There might be some good reasons to donate to multiple charities, for example if you're a millionaire and can overwhelm an organization's room for more funding, or if you get new information and change your mind on which organization is the best. But there also are some reasons that aren't up to snuff.1
True, our knowledge is never 100%, but we have to choose somehow. Your donation to AMF simply means that, given what you know, taking into account our credences for different outcomes, to the best of our judgement, as far as we can tell, AMF is the most cost-effective charity for your first $100. And that means it's probably still the best charity (as far as our evidence shows, in our best judgement, as far as we can tell) for your second $100.
If you have two charities, one is going to be a better place for your money than the other. If you split between them, you have a 100% chance of picking the winner, but you also have an 100% chance of picking the loser. Think of it like two lottery tickets - one that wins 60% of the time and one that wins 50% of the time. While it's true that the first ticket might lose and the second one might win, it's less likely. Therefore you should put your money only into the first ticket. Likewise, you should only put your money into the charity you think has the highest chance of being best.
It is important that we try many different approaches to solving poverty, hunger, and other global problems. After all, some might fail while others work better than expected - by having a variety of charities, we reduce our risk. Because of this, you should take into account how much each charity aids the global diversification effort when judging its effectiveness, and give all your donation to the charity you think is currently most underfunded. Because it's the charities we want to be diversified, rather than your individual donations, the argument still applies: give all your 10% to the best charity - which might be best because it contributes most to the diversification of the global charity portfolio.
We diversify our financial portfolios because we care about the risk to ourselves, not just to the global economic system. With charities, we instead fundamentally care about the people we're helping, and reducing the risk to them. Donating to just one charity might increase the risk that my donation is less effective but reduce the risk to the beneficiary, it insured them against a tail risk. As we are donating to help people, rather than for self-gratification, this is a worthwhile tradeoff.

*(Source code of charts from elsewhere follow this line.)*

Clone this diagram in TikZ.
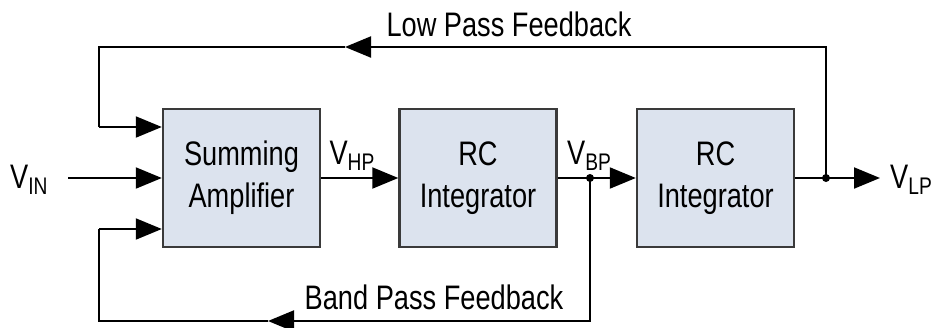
\documentclass[tikz,border=0pt]{standalone}
\usepackage{fontspec}
\setmainfont{Liberation Sans}[FakeStretch=0.8]
\usetikzlibrary{arrows.meta}
\definecolor{boxfill}{HTML}{DCE3EE}
\definecolor{boxline}{HTML}{3A3A3A}
\newcommand\Vsub[1]{V\raisebox{-6pt}{\fontsize{24}{24}\selectfont #1}}
\tikzset{
  blk/.style={draw=boxline, line width=2.4pt, fill=boxfill, minimum width=157pt, minimum height=138pt, inner sep=0pt, align=center, font=\fontsize{34}{42}\selectfont},
  wire/.style={line width=2pt},
  arr/.style={wire, -{Triangle[length=26pt,width=21pt]}},
  lbl/.style={inner sep=0pt, font=\fontsize{34}{40}\selectfont},
  dot/.style={circle, fill=black, inner sep=0pt, minimum size=8pt}
}
\begin{document}
\begin{tikzpicture}[x=1pt,y=-1pt]
\useasboundingbox (0,0) rectangle (938,327);
\node[blk] (b1) at (241.5,178) {Summing\\Amplifier};
\node[blk] (b2) at (478,178) {RC\\Integrator};
\node[blk] (b3) at (715.5,178) {RC\\Integrator};
\node[lbl, anchor=west] (vin) at (10,180) {\Vsub{IN}};
\node[lbl] (vhp) at (352,156) {\Vsub{HP}};
\node[lbl] (vbp) at (589,156) {\Vsub{BP}};
\node[lbl, anchor=west] (vlp) at (890,180) {\Vsub{LP}};
\node[lbl] (lpf) at (509,24) {Low Pass Feedback};
\node[lbl] (bpf) at (434,297) {Band Pass Feedback};
\coordinate (vinend) at (68,178);
\coordinate (jBP) at (590,178);
\coordinate (jLP) at (826,178);
\coordinate (out) at (880,178);
\coordinate (tr) at (826,47);
\coordinate (tipT) at (345,47);
\coordinate (tl) at (99,47);
\coordinate (in1) at (99,127);
\coordinate (br) at (590,321);
\coordinate (tipB) at (268,321);
\coordinate (bl) at (99,321);
\coordinate (in3) at (99,229);
% forward path
\draw[arr] (vinend) -- (b1.west);
\draw[arr] (b1.east) -- (b2.west);
\draw[arr] (b2.east) -- (b3.west);
\draw[arr] (b3.east) -- (out);
% low pass feedback
\draw[arr] (jLP) -- (tr) -- (tipT);
\draw[wire] (tipT) -- (tl) -- (in1);
\draw[arr] (in1) -- (b1.west |- in1);
% band pass feedback
\draw[arr] (jBP) -- (br) -- (tipB);
\draw[wire] (tipB) -- (bl) -- (in3);
\draw[arr] (in3) -- (b1.west |- in3);
\node[dot] at (jBP) {};
\node[dot] at (jLP) {};
\end{tikzpicture}
\end{document}
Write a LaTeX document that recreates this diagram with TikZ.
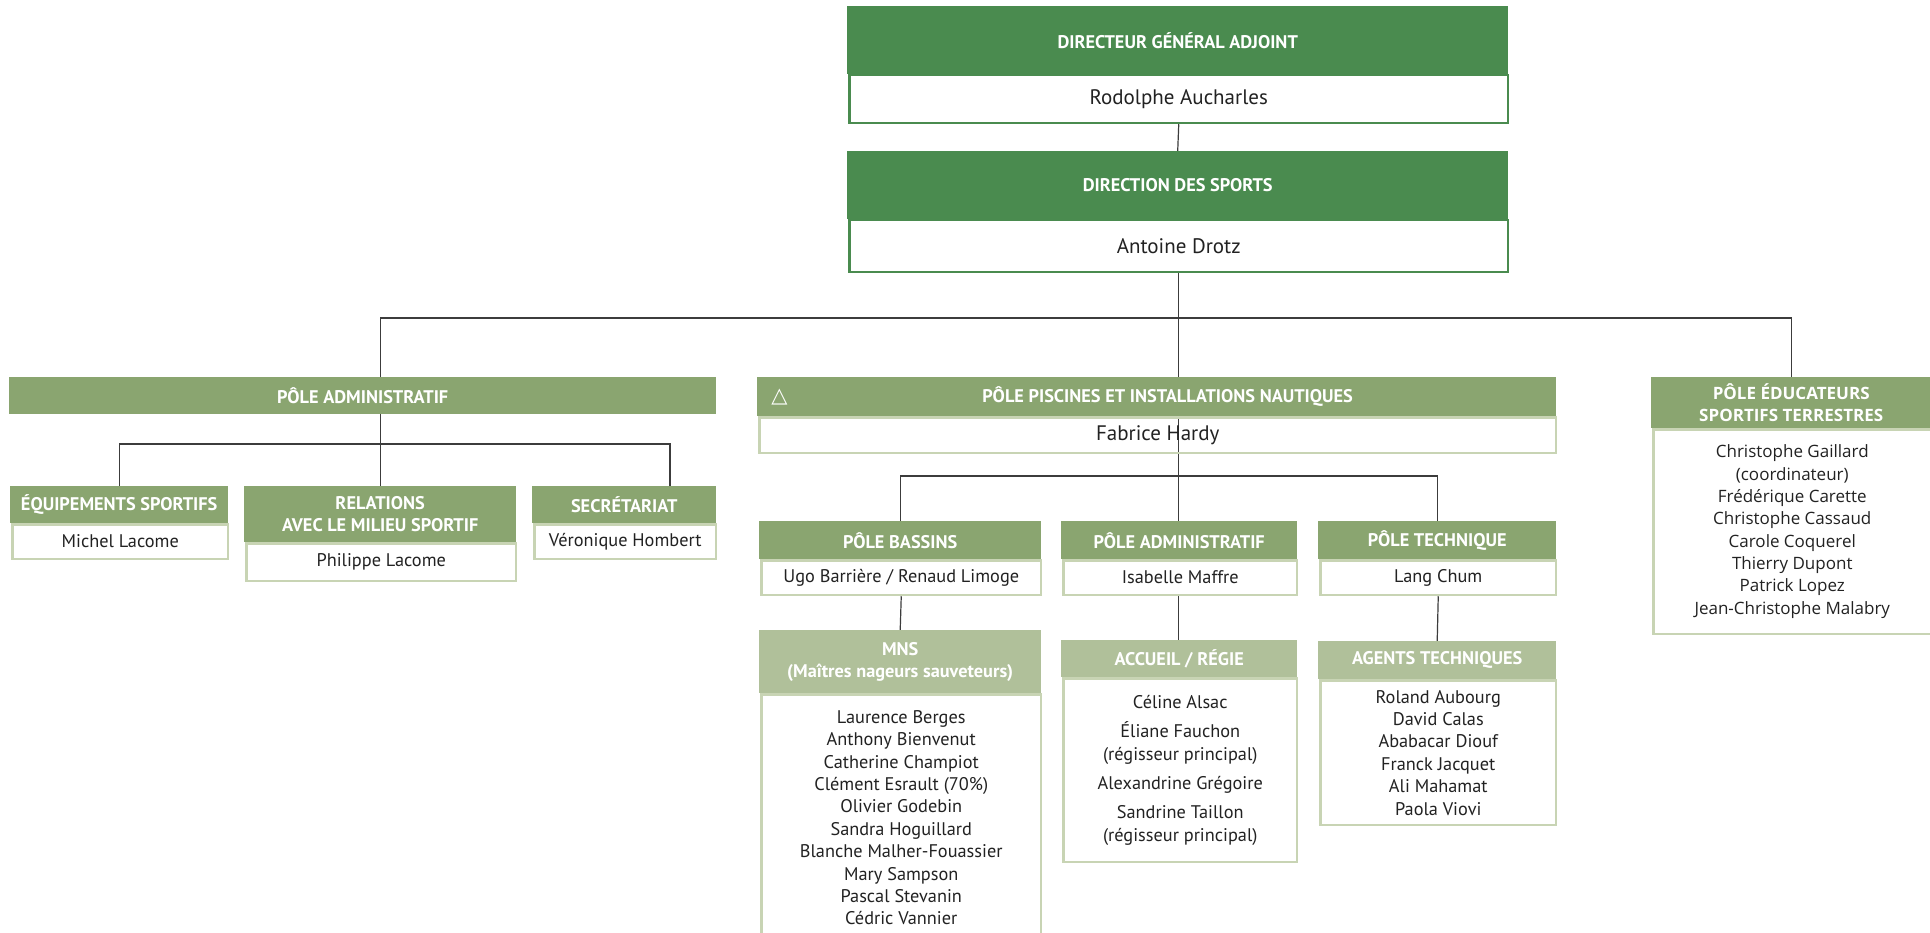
\documentclass[tikz,border=0pt]{standalone}
\usepackage{fontspec}
\setmainfont{PT Sans}
\newfontfamily\symfont{DejaVu Sans}
\newfontfamily\pefont{Open Sans}
\usetikzlibrary{backgrounds}
\pgfdeclarelayer{back}
\pgfsetlayers{back,background,main}
\definecolor{gdark}{RGB}{74,139,79}
\definecolor{gmid}{RGB}{138,165,112}
\definecolor{glight}{RGB}{176,192,154}
\definecolor{gborder}{RGB}{200,212,180}
\definecolor{txtc}{RGB}{34,34,34}
\definecolor{connc}{RGB}{60,60,60}
\begin{document}
\begin{tikzpicture}[x=1pt,y=-1pt,
 hdbase/.style={anchor=north west, inner sep=0pt, align=center, text=white, font=\bfseries\fontsize{18.3}{22}\selectfont},
 hdark/.style={hdbase, fill=gdark},
 hmid/.style={hdbase, fill=gmid},
 hlight/.style={hdbase, fill=glight},
 bw/.style={minimum width=#1-2.5, xshift=1.25},
 bh/.style={minimum height=#1-1.25},
 bdark/.style={anchor=north west, inner sep=0pt, align=center, draw=gdark, line width=2.5pt, text=txtc, font=\fontsize{21}{24}\selectfont},
 blight/.style={anchor=north west, inner sep=0pt, align=center, draw=gborder, line width=2.5pt, text=txtc, font=\fontsize{18.3}{22.4}\selectfont},
 bbig/.style={blight, font=\fontsize{21}{24}\selectfont},
 conn/.style={draw=connc, line width=1.2pt}]
\clip (0,0) rectangle (1930,933);
\begin{pgfonlayer}{back}
\fill[white] (0,0) rectangle (1930,933);
\end{pgfonlayer}
% top
\node[hdark, minimum width=661, minimum height=68] (dgah) at (847,6) {DIRECTEUR GÉNÉRAL ADJOINT};
\node[bdark, bw=661, bh=49] (dgab) at (847,74) {Rodolphe Aucharles};
\node[hdark, minimum width=661, minimum height=68] (dsh) at (847,151) {DIRECTION DES SPORTS};
\node[bdark, bw=661, bh=53] (dsb) at (847,219) {Antoine Drotz};
% left
\node[hmid, minimum width=707, minimum height=37] (pah) at (9,377) {PÔLE ADMINISTRATIF};
\node[hmid, minimum width=218, minimum height=37] (eqh) at (10,486) {ÉQUIPEMENTS SPORTIFS};
\node[blight, bw=218, bh=36] (eqb) at (10,523) {Michel Lacome};
\node[hmid, minimum width=272, minimum height=56] (relh) at (244,486) {RELATIONS\\AVEC LE MILIEU SPORTIF};
\node[blight, bw=272, bh=39] (relb) at (244,542) {Philippe Lacome};
\node[hmid, minimum width=184, minimum height=37] (sech) at (532,486) {SECRÉTARIAT};
\node[blight, bw=184, bh=36] (secb) at (532,523) {Véronique Hombert};
% middle
\node[hmid, minimum width=799, minimum height=39] (ppinh) at (757,377) {\hspace{22pt}PÔLE PISCINES ET INSTALLATIONS NAUTIQUES};
\node[bbig, bw=799, bh=37] (ppinb) at (757,416) {Fabrice Hardy};
\node[text=white, font=\symfont\fontsize{21}{23}\selectfont, inner sep=0pt] (tri) at (779.5,397.5) {△};
\node[hmid, minimum width=282, minimum height=38] (pbh) at (759,521) {PÔLE BASSINS};
\node[blight, bw=282, bh=36] (pbb) at (759,559) {Ugo Barrière / Renaud Limoge};
\node[hmid, minimum width=236, minimum height=38] (pa2h) at (1061,521) {PÔLE ADMINISTRATIF};
\node[blight, bw=236, bh=36] (pa2b) at (1061,559) {Isabelle Maffre};
\node[hmid, minimum width=238, minimum height=38] (pth) at (1318,521) {PÔLE TECHNIQUE};
\node[blight, bw=238, bh=36] (ptb) at (1318,559) {Lang Chum};
\node[hlight, minimum width=282, minimum height=63] (mnsh) at (759,630) {MNS\\(Maîtres nageurs sauveteurs)};
\node[blight, bw=282, bh=248] (mnsb) at (759,693) {Laurence Berges\\Anthony Bienvenut\\Catherine Champiot\\Clément Esrault (70\%)\\Olivier Godebin\\Sandra Hoguillard\\Blanche Malher-Fouassier\\Mary Sampson\\Pascal Stevanin\\Cédric Vannier};
\node[hlight, minimum width=236, minimum height=37] (acch) at (1061,640) {ACCUEIL / RÉGIE};
\node[blight, bw=236, bh=185] (accb) at (1061,677) {Céline Alsac\\[7pt]Éliane Fauchon\\(régisseur principal)\\[7pt]Alexandrine Grégoire\\[7pt]Sandrine Taillon\\(régisseur principal)};
\node[hlight, minimum width=238, minimum height=38] (agth) at (1318,641) {AGENTS TECHNIQUES};
\node[blight, bw=238, bh=146] (agtb) at (1318,679) {Roland Aubourg\\David Calas\\Ababacar Diouf\\Franck Jacquet\\Ali Mahamat\\Paola Viovi};
% right
\node[hmid, minimum width=280, minimum height=51, font=\pefont\bfseries\fontsize{17}{22}\selectfont] (peh) at (1651,377) {PÔLE ÉDUCATEURS\\SPORTIFS TERRESTRES};
\node[blight, bw=280, bh=206, font=\pefont\fontsize{17}{22.3}\selectfont] (peb) at (1651,428) {Christophe Gaillard\\(coordinateur)\\Frédérique Carette\\Christophe Cassaud\\Carole Coquerel\\Thierry Dupont\\Patrick Lopez\\Jean-Christophe Malabry};
% junctions
\coordinate (j1) at (1177.5,318);
\coordinate (j2r) at (670,444);
\coordinate (j3) at (1177.5,476);
\begin{scope}[on background layer]
\draw[conn] (dgab.south) -- (dsh.north);
\draw[conn] (dsb.south) -- (dsb.south |- pa2h.north);
\draw[conn] (relh.north) |- (j1) -| (peh.north);
\draw[conn] (eqh.north) |- (j2r) -- (j2r |- sech.north);
\draw[conn] (pbh.north) |- (j3) -| (pth.north);
\draw[conn] (pbb.south) -- (mnsh.north);
\draw[conn] (dsb.south |- pa2b.south) -- (dsb.south |- acch.north);
\draw[conn] (ptb.south) -- (agth.north);
\end{scope}
\end{tikzpicture}
\end{document}
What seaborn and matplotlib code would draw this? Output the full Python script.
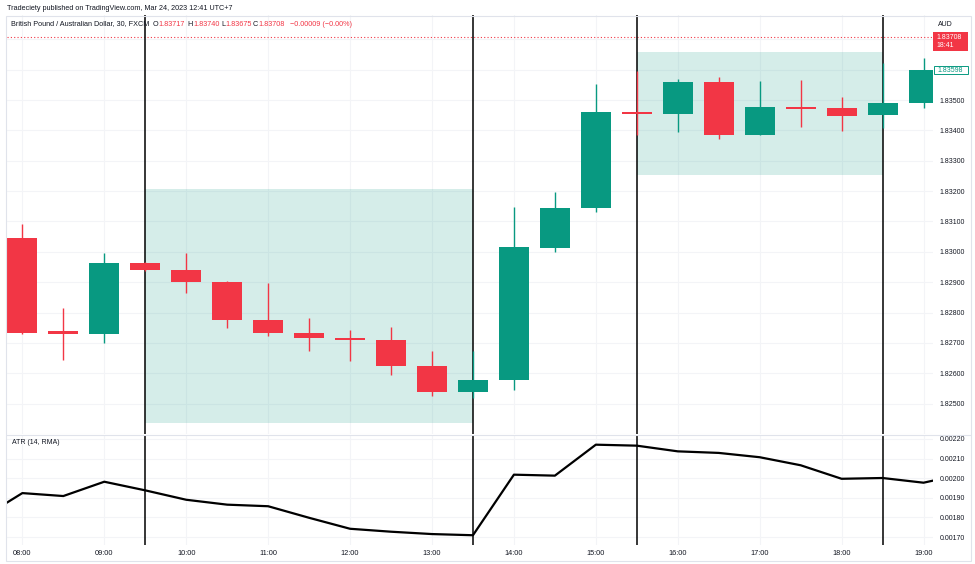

Alternatively, think about the size of your efforts compared to the overall problem. With your portfolio, you buy Google or Microsoft to work on the 'not having any tech stocks in your portfolio' problem. You buy enough stock to completely solve the 'being underexposed to tech' problem - so the rest of your investment can go into other stocks. With AMF, however, your donation is unlikely to solve the 'SCI doesn't have enough funding' problem - so further donations should still go to SCI.
You might think this means we should always donate to small charities, because donations make more difference to them. But the important thing isn't the percentage increase in charity revenues, but how much good the extra funding does; if a big charity is more cost-effective than small ones, we should donate to the big one. Larger charities might have more trouble with fungibility though.
If you really liked a certain charity, presumably that means you believe in its mission and want that mission to succeed. But if you believe in its mission, you should want to donate to a charity not because you want to be nice to the charity, but because you want the mission to be accomplished. Therefore, you should give to whatever one organization you think best accomplishes that mission.
This wouldn't happen because it's impossible to get everyone to coordinate that well. Secondly, even if everyone in the world were on board with Giving What We Can, people would still take into account room for more funding. A general strategy of "everyone donates to the charity that does the most good" would lead to different people donating to different charities; people would donate to SCI until it no longer had room for more funding, and then the next people would donate to AMF until it no longer had room for more funding, then the next people to Deworm the World, and so on.
Yes, we have many different values. But at any given time, one of these will be the most pressing; one of them will be easiest to make headway on. And that's the one we should concentrate on. By focusing all our resources on one cause, we have the greatest chance of accomplishing our cause.